5 Nisan 2012 Perşembe

Beyazın içindeki beyaz...

Beyaz ten, içindeki beyazı gösteriyor aslında. Saf şeffaf kırılgan. Güçlü görünen kanatları pamuktan dokunmuş. Görünüşüne kanmayıp saldıran çok yara bırakmış. Çoğu kez duvarlar örmüş sırf kendini korumak için.
Karanlıkları teninin beyazlığı yarmış. Bir de upuzun saçları aşık etmiş bir çoğunu. Pamuktan kanatlarını korumak için, her defasında duvarını yükseltmiş.
Yanıldığı olmuş, kandığı, bilemediği...
Yara da almış ama..
Kalp temizse, hep ayakta çıkmaz mı sonunda insan. Üstelik bir öncekinden daha güçlü...
Daha güçlü duvarlar daha kırılgan kanatlar...
Duvarını yükselttikçe ulaşılamaz ama ulaşılmak isteyen.
Hesapsız sevgiler aşklar hep acı verir.
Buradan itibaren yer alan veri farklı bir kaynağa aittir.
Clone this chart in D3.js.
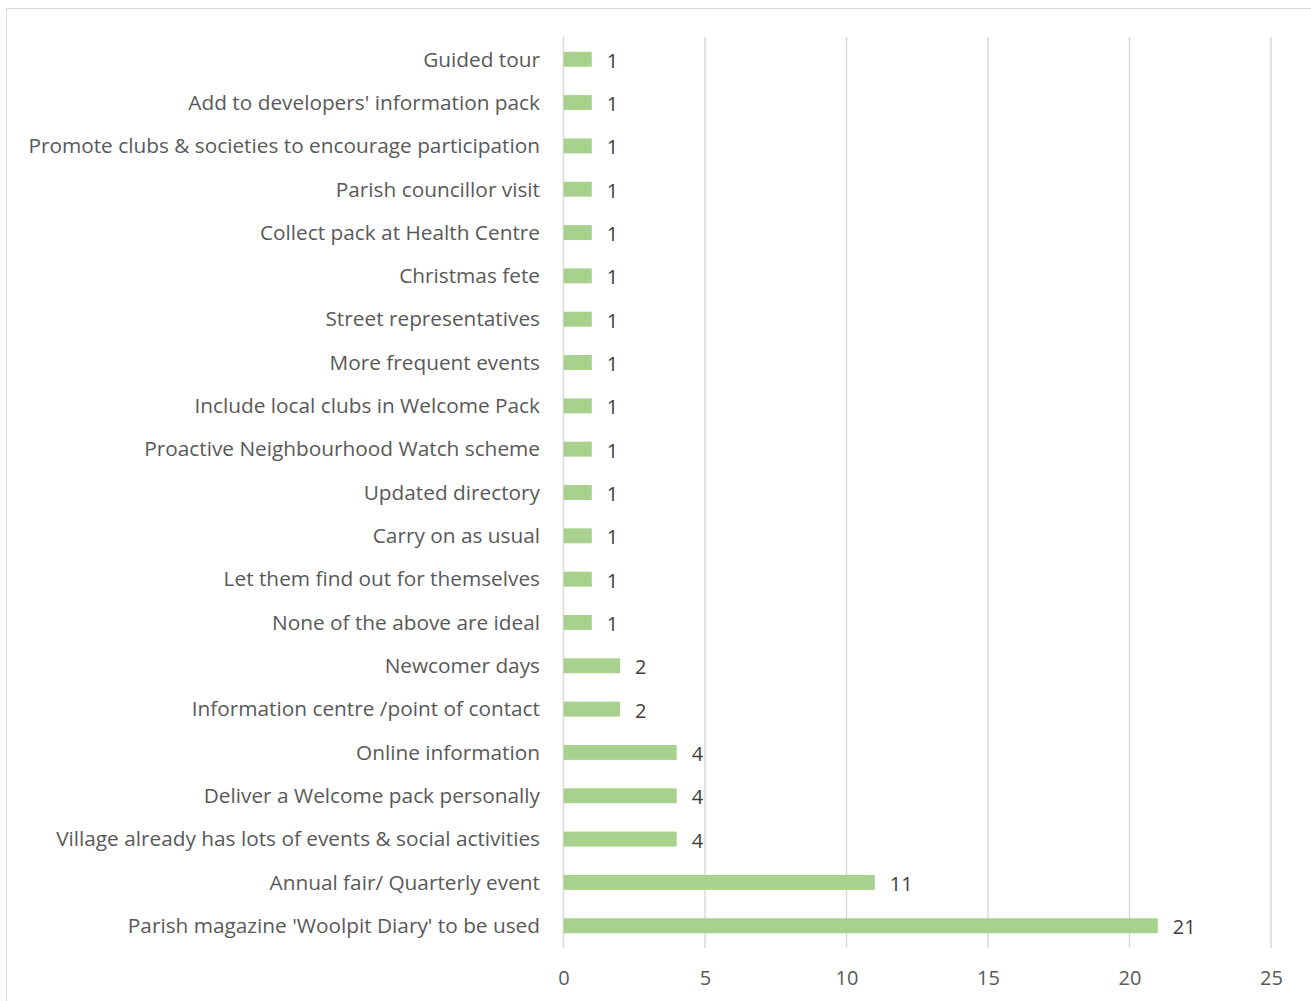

Duvarlar da, direnmeler de nafiledir.
Bitti dediğin yerde yeniden başlar eğer gerçekse aşk.
Şimdi bitmenin acısı gözlerinde, duvarları yükseklerde, kanatları daha kırılgan, pamukları etrafta.
Duvarın önünde bekleyenlere bakamayacak kadar meşgul.
Belki içlerinde hak eden var ama daha erken...
Havayı koklamalı, nedeni bulmalı, sonucu bitirmeli, kanatlarını pamuklara sarmaya devam etmeli...
Henüz erken, zamanı gelince tüm duvarlar yerle bir olacak.
Çünkü zaten duvarlara ne kalbi ne kanatları dayanır...
Yine gözleri pırıl pırıl parlayacak...
Uzun saçlarına yine aşık olanlar olacak. O saçlarını savurup yine hesapsızca sevecek, gerçekse eğer duvarları bir daha hiç yükselmeyecek. Kanatlarıda hiç kırılmayacak.
Söz verdi, pamuklarını dağıtmayacak etrafa...


Müziksiz olmaz :)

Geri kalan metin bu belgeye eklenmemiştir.